New Delhi: Romesh Chandra, veteran leader of the Communist Party of India (CPI) and who actively participated in the freedom struggle, spending several years in prison, passed away in Mumbai on Tuesday. He was 97. According to party sources, he breathed his last at around 3 am. Chandra is survived by his son, Firoze. Chandra, who was born in Lyallpur on March 30, 1919, fought for India’s
freedom struggle as a student leader and became a member of the CPI in 1939. He served in several posts within the party and was a member of the central secretariat of the party’s national council from 1963 to 1967. Around the same time, he was also the editor of the central organ of the CPI, New Age. The party in a statement said Chandra had joined the World Peace Council (WPC) headquarters in Helsinki, first as general secretary in 1953 and then becoming its president in 1977, and played a role during Cold War era. He also served as the general secretary of the All India Peace Council from 1952 to 1963. As WPC leader, he addressed the UN General Assembly on many occasions, the highest by an Indian. Maharashtra secretary of CPI Bhalchandra Kango said Chandra’s demise was a big loss as he was “witness to the historic peace movement” and “made hefty contributions towards the movement”.

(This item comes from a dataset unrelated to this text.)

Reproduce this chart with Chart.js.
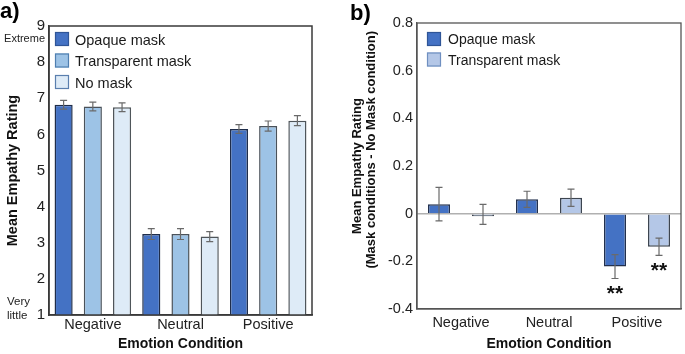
<!DOCTYPE html>
<html>
<head>
<meta charset="utf-8">
<script src="https://cdn.jsdelivr.net/npm/chart.js@4/dist/chart.umd.min.js"></script>
<style>
  html, body { margin: 0; padding: 0; background: #fff; }
  #wrap { position: relative; width: 685px; height: 354px; overflow: hidden; }
  #ca { position: absolute; left: 0; top: 0; }
  #cb { position: absolute; left: 340px; top: 0; }
</style>
</head>
<body>
<div id="wrap">
  <canvas id="ca" width="340" height="354"></canvas>
  <canvas id="cb" width="345" height="354"></canvas>
</div>
<script>
// ---------- data ----------
const categories = ['Negative', 'Neutral', 'Positive'];

// Panel a: mean empathy rating (1-9)
const aOpaque = [6.82, 3.24, 6.15];
const aTransparent = [6.77, 3.24, 6.23];
const aNoMask = [6.75, 3.17, 6.38];
const aOpaqueErr = [0.12, 0.15, 0.12];
const aTransparentErr = [0.12, 0.15, 0.14];
const aNoMaskErr = [0.12, 0.14, 0.14];
const aTicks = [1, 2, 3, 4, 5, 6, 7, 8, 9];

// Panel b: difference to No-mask condition
const bOpaque = [0.04, 0.06, -0.222];
const bTransparent = [-0.003, 0.067, -0.139];
const bOpaqueErr = [0.07, 0.034, 0.05];
const bTransparentErr = [0.042, 0.036, 0.036];
const bOpaqueSig = ['', '', '**'];
const bTransparentSig = ['', '', '**'];
const bTicks = [-0.4, -0.2, 0, 0.2, 0.4, 0.6, 0.8];

const FONT = "'Liberation Sans', Arial, Helvetica, sans-serif";

// ---------- plugins ----------
const framePlugin = {
  id: 'frame',
  afterDraw(chart, args, opts) {
    const {ctx, chartArea: a} = chart;
    ctx.save();
    ctx.strokeStyle = opts.color || '#404040';
    ctx.lineWidth = opts.width || 1.5;
    ctx.strokeRect(a.left, a.top, a.right - a.left, a.bottom - a.top);
    ctx.restore();
  }
};

const errorPlugin = {
  id: 'errBars',
  afterDatasetsDraw(chart, args, opts) {
    const {ctx} = chart;
    const ys = chart.scales.y;
    ctx.save();
    chart.data.datasets.forEach((ds, di) => {
      const meta = chart.getDatasetMeta(di);
      if (!ds.errors) return;
      meta.data.forEach((el, i) => {
        const v = ds.data[i], e = ds.errors[i];
        const x = el.x;
        const y1 = ys.getPixelForValue(v + e);
        const y2 = ys.getPixelForValue(v - e);
        ctx.strokeStyle = opts.color || '#666';
        ctx.lineWidth = opts.width || 1.2;
        const cw = opts.cap || 3.5;
        ctx.beginPath();
        ctx.moveTo(x, y1); ctx.lineTo(x, y2);
        ctx.moveTo(x - cw, y1); ctx.lineTo(x + cw, y1);
        ctx.moveTo(x - cw, y2); ctx.lineTo(x + cw, y2);
        ctx.stroke();
        if (ds.sig && ds.sig[i]) {
          ctx.fillStyle = '#111';
          ctx.font = 'bold 21px ' + FONT;
          ctx.textAlign = 'center';
          ctx.textBaseline = 'middle';
          ctx.fillText(ds.sig[i], x, y2 + (opts.sigOffset || 14));
        }
      });
    });
    ctx.restore();
  }
};

const boxLegendPlugin = {
  id: 'boxLegend',
  afterDraw(chart, args, opts) {
    const {ctx} = chart;
    ctx.save();
    chart.data.datasets.forEach((ds, i) => {
      const y = opts.y + i * opts.row;
      ctx.fillStyle = ds.backgroundColor;
      ctx.fillRect(opts.x, y, opts.box, opts.box);
      ctx.strokeStyle = ds.legendBorder || '#555';
      ctx.lineWidth = 1.2;
      ctx.strokeRect(opts.x + 0.5, y + 0.5, opts.box - 1, opts.box - 1);
      ctx.fillStyle = '#1a1a1a';
      ctx.font = opts.font + 'px ' + FONT;
      ctx.textAlign = 'left';
      ctx.textBaseline = 'middle';
      ctx.fillText(ds.label, opts.textX, y + opts.box / 2 + 1.5);
    });
    ctx.restore();
  }
};

const textPlugin = {
  id: 'extraText',
  afterDraw(chart, args, opts) {
    const {ctx} = chart;
    const ys = chart.scales.y;
    ctx.save();
    (opts.items || []).forEach(t => {
      ctx.fillStyle = t.color || '#111';
      ctx.font = t.font;
      ctx.textAlign = t.align || 'left';
      ctx.textBaseline = 'middle';
      const y = (t.value !== undefined) ? ys.getPixelForValue(t.value) + (t.dy || 0) : t.y;
      ctx.fillText(t.text, t.x, y);
    });
    ctx.restore();
  }
};

function fmt(v) {
  const r = Math.round(v * 10) / 10;
  return r === 0 ? '0' : String(r);
}

// ---------- chart a ----------
new Chart(document.getElementById('ca'), {
  type: 'bar',
  data: {
    labels: categories,
    datasets: [
      { label: 'Opaque mask', data: aOpaque, errors: aOpaqueErr,
        backgroundColor: '#4472C4', borderColor: '#1f2d4a', legendBorder: '#2F5597', borderWidth: 1.5 },
      { label: 'Transparent mask', data: aTransparent, errors: aTransparentErr,
        backgroundColor: '#9DC3E6', borderColor: '#4a525a', legendBorder: '#4f7fb0', borderWidth: 1.5 },
      { label: 'No mask', data: aNoMask, errors: aNoMaskErr,
        backgroundColor: '#DEEBF7', borderColor: '#4f555a', legendBorder: '#5a7fae', borderWidth: 1.5 }
    ]
  },
  options: {
    responsive: false,
    animation: false,
    devicePixelRatio: 1,
    layout: { padding: { left: 0, top: 26, right: 28, bottom: 0 } },
    datasets: { bar: { categoryPercentage: 1.0, barPercentage: 0.62, base: 1 } },
    plugins: {
      legend: { display: false },
      tooltip: { enabled: false },
      frame: { color: '#3a3a3a', width: 1.5 },
      errBars: { color: '#6a6a6a', width: 1.2, cap: 3.5 },
      boxLegend: { x: 55, y: 32, row: 21.5, box: 14, textX: 75, font: 14.5 },
      extraText: { items: [
        { text: 'a)', x: 0, y: 12, font: 'bold 22px ' + FONT, color: '#000' },
        { text: 'Extreme', x: 45, value: 9, dy: 13, align: 'right', font: '11px ' + FONT, color: '#222' },
        { text: 'Very', x: 7, value: 1, dy: -13, align: 'left', font: '11.5px ' + FONT, color: '#222' },
        { text: 'little', x: 7, value: 1, dy: 1, align: 'left', font: '11.5px ' + FONT, color: '#222' }
      ] }
    },
    scales: {
      x: {
        afterFit(axis) { axis.height = 39; },
        grid: { display: false, drawTicks: false },
        border: { display: true, color: '#3a3a3a', width: 1.5 },
        ticks: { color: '#222', font: { family: FONT, size: 14.5 }, padding: 1 },
        title: { display: true, text: 'Emotion Condition', color: '#111',
                 font: { family: FONT, size: 14, weight: 'bold' }, padding: { top: 0, bottom: 1 } }
      },
      y: {
        min: 1, max: 9,
        afterFit(axis) { axis.width = 49; },
        afterBuildTicks(axis) { axis.ticks = aTicks.map(v => ({ value: v })); },
        grid: { display: false, drawTicks: false },
        border: { display: true, color: '#3a3a3a', width: 1.5 },
        ticks: { color: '#222', font: { family: FONT, size: 15 }, padding: 4 },
        title: { display: true, text: 'Mean Empathy Rating', color: '#111',
                 font: { family: FONT, size: 14.5, weight: 'bold', lineHeight: 1.2 }, padding: { top: 4.3, bottom: 0 } }
      }
    }
  },
  plugins: [framePlugin, errorPlugin, boxLegendPlugin, textPlugin]
});

// ---------- chart b ----------
new Chart(document.getElementById('cb'), {
  type: 'bar',
  data: {
    labels: categories,
    datasets: [
      { label: 'Opaque mask', data: bOpaque, errors: bOpaqueErr, sig: bOpaqueSig,
        backgroundColor: '#4472C4', borderColor: '#22304d', legendBorder: '#2F5597', borderWidth: 1.5 },
      { label: 'Transparent mask', data: bTransparent, errors: bTransparentErr, sig: bTransparentSig,
        backgroundColor: '#B4C7E7', borderColor: '#3d4550', legendBorder: '#6f8fc0', borderWidth: 1.5,
        minBarLength: 2.5 }
    ]
  },
  options: {
    responsive: false,
    animation: false,
    devicePixelRatio: 1,
    layout: { padding: { left: 0, top: 23, right: 4, bottom: 0 } },
    datasets: { bar: { categoryPercentage: 1.0, barPercentage: 0.5 } },
    plugins: {
      legend: { display: false },
      tooltip: { enabled: false },
      frame: { color: '#555', width: 1.3 },
      errBars: { color: '#6a6a6a', width: 1.2, cap: 3.5, sigOffset: 16 },
      boxLegend: { x: 87, y: 32, row: 20.5, box: 14, textX: 108, font: 14 },
      extraText: { items: [
        { text: 'b)', x: 10, y: 14, font: 'bold 22px ' + FONT, color: '#000' }
      ] }
    },
    scales: {
      x: {
        afterFit(axis) { axis.height = 45; },
        grid: { display: false, drawTicks: false },
        border: { display: true, color: '#555', width: 1.3 },
        ticks: { color: '#222', font: { family: FONT, size: 14.5 }, padding: 5 },
        title: { display: true, text: 'Emotion Condition', color: '#111',
                 font: { family: FONT, size: 14, weight: 'bold' }, padding: { top: 0, bottom: 1 } }
      },
      y: {
        min: -0.4, max: 0.8,
        afterFit(axis) { axis.width = 77; },
        afterBuildTicks(axis) { axis.ticks = bTicks.map(v => ({ value: v })); },
        grid: {
          drawTicks: false,
          color: c => (c.tick && Math.abs(c.tick.value) < 1e-9) ? '#b0b0b0' : 'rgba(0,0,0,0)',
          lineWidth: 1.5
        },
        border: { display: true, color: '#555', width: 1.3 },
        ticks: { color: '#222', font: { family: FONT, size: 14.5 }, padding: 4, callback: v => fmt(v) },
        title: { display: true, text: ['Mean Empathy Rating', '         (Mask conditions - No Mask condition)'], color: '#111',
                 font: { family: FONT, size: 13, weight: 'bold', lineHeight: 1.12 }, padding: { top: 9.7, bottom: 0 } }
      }
    }
  },
  plugins: [framePlugin, errorPlugin, boxLegendPlugin, textPlugin]
});
</script>
</body>
</html>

The WPC remembered Chandra as a person who for decades served the “peace movement in India and the world”. Describing him as “a genuine son and figure of the Indian working-class movement and one of the leaders of the world peace movement. He was an example of an internationalist who never compromised his revolutionary identity and values,” the WPC said. Recalling Chandra’s early political and academic accomplishments, a WPC statement also said, “He received degrees from a university in Lahore and from Cambridge University. From 1934 to 1941 he was chairman of the Students’ Union in Lahore. He became a member of the Communist Party of India (CPI) in 1939, of the Central Committee of the CPI in 1952, of the National Council of the CPI in 1958, and of the Central Executive Committee in 1958”. “During the Assembly of WPC in Athens in 2000 Romesh Chandra contributed decisively to the preservation of the anti-imperialist character of the WPC and got elected President of Honour,” the WPC statement added.The council remembered him for having served and contributed to the struggle of the people and their just causes, and championing the solidarity movement under dictatorial regimes “for the liberation and self-determination of peoples in dozens of cases all over the world”. It signed off with the words: “Lal Salam Comrade Romesh”. For his outstanding work in the field of championing the rights of the people, Chandra was awarded the F. Joliot-Curie Gold Peace Medal in 1964, the International Lenin Prize for Strengthening Peace among Nations in 1968, and the Order of Friendship of Peoples in 1975 by the former Soviet Republic.